Records from a data collection
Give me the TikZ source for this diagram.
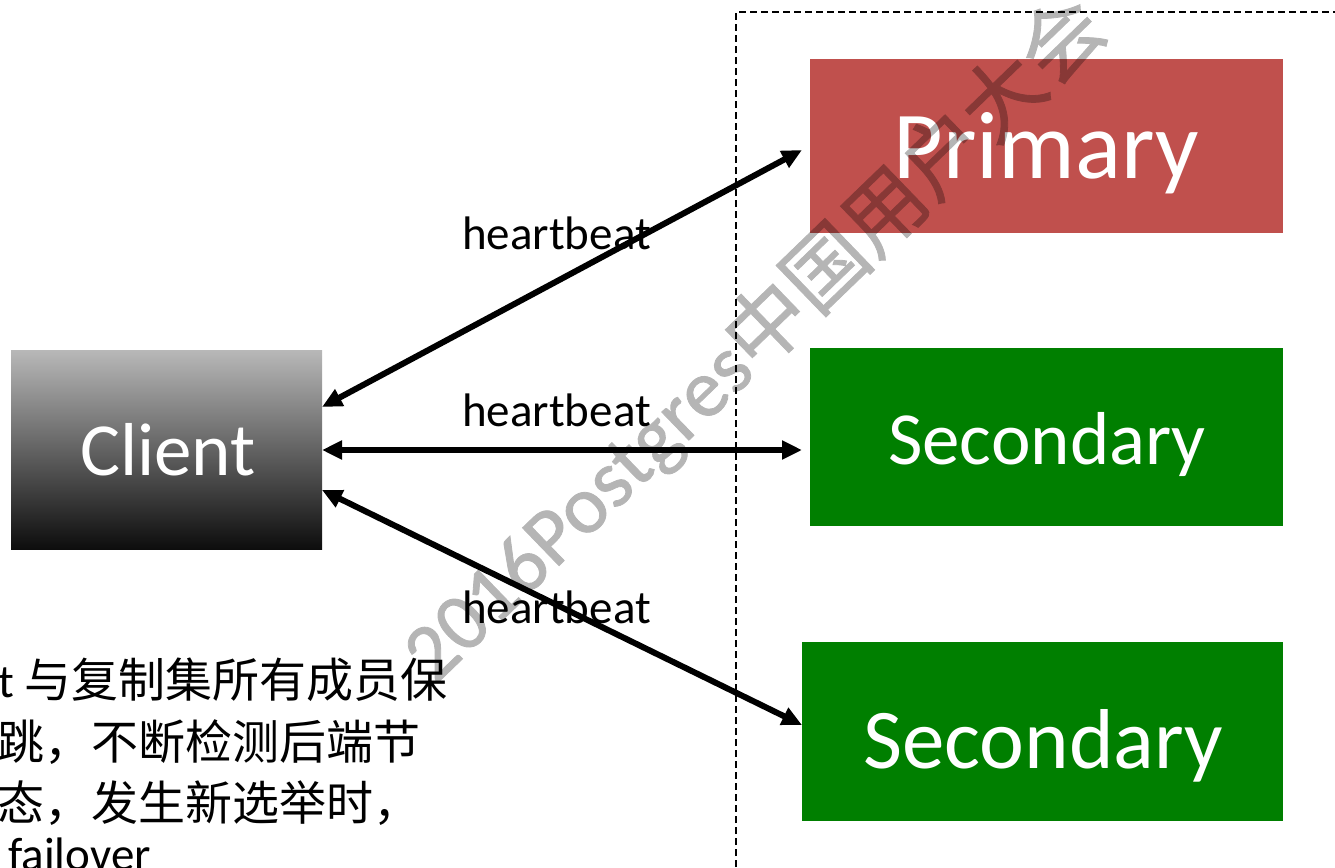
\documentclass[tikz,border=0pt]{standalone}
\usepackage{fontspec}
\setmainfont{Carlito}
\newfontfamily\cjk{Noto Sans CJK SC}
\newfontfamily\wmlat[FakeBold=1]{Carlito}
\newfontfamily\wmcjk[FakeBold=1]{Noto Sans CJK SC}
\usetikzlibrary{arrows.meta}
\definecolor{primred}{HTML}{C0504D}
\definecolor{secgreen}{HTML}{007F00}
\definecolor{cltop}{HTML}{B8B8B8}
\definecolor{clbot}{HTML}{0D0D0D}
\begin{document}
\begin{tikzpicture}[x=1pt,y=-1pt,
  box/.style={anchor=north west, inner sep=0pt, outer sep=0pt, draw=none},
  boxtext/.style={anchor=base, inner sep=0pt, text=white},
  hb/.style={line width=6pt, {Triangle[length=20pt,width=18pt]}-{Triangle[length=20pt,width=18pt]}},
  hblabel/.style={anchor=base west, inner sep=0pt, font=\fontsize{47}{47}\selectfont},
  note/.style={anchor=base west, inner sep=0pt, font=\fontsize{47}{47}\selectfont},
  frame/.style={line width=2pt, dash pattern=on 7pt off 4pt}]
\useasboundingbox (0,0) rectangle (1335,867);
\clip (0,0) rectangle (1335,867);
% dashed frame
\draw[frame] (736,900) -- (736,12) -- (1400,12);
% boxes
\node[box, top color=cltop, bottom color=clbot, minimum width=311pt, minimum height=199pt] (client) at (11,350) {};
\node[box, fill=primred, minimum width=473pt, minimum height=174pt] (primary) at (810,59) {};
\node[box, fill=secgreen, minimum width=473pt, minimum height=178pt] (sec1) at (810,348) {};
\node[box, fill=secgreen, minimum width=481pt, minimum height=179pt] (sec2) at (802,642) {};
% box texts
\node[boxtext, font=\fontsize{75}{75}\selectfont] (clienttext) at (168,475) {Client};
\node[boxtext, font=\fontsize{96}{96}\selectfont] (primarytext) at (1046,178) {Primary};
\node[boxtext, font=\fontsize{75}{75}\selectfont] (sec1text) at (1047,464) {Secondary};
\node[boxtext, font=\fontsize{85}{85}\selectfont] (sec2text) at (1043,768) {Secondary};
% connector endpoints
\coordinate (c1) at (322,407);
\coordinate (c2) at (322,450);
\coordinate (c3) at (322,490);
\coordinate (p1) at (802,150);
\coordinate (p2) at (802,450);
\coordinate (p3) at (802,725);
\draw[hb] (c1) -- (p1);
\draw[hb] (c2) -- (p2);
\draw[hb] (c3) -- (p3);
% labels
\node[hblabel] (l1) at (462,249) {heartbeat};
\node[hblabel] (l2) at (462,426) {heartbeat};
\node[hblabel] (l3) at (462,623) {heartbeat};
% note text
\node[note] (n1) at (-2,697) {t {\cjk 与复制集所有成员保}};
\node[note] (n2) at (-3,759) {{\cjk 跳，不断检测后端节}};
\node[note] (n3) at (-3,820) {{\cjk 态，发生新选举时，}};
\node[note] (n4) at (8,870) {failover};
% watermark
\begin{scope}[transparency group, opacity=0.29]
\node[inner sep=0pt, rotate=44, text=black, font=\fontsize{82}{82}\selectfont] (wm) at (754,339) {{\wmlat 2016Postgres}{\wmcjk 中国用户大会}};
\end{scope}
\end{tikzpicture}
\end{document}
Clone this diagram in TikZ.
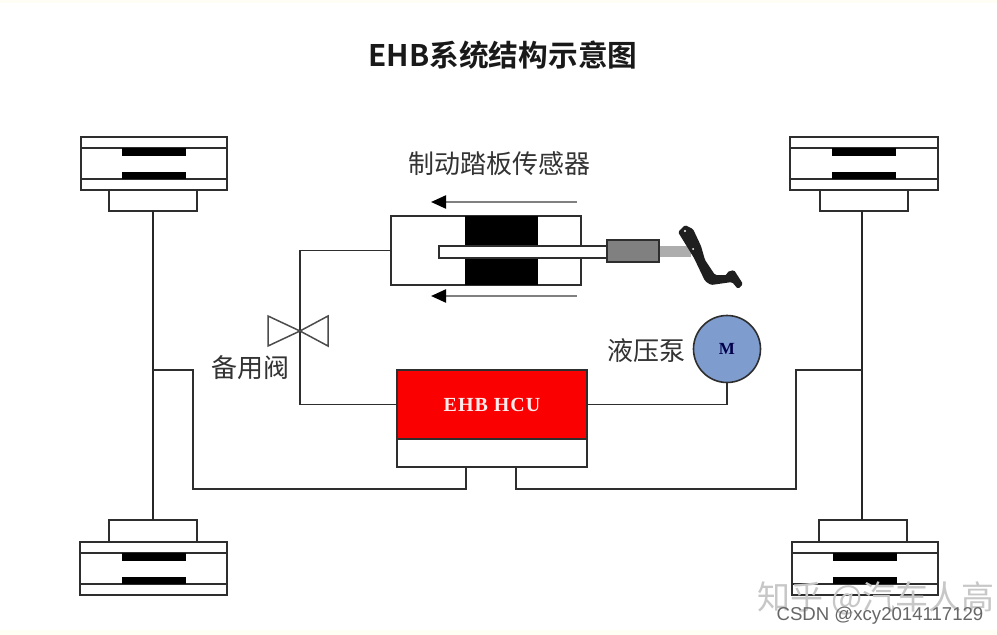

Given instruction — Look over the records above and copy each line that includes the string "this".

Response —
Give me the TikZ source for this diagram.
Clone this diagram in TikZ.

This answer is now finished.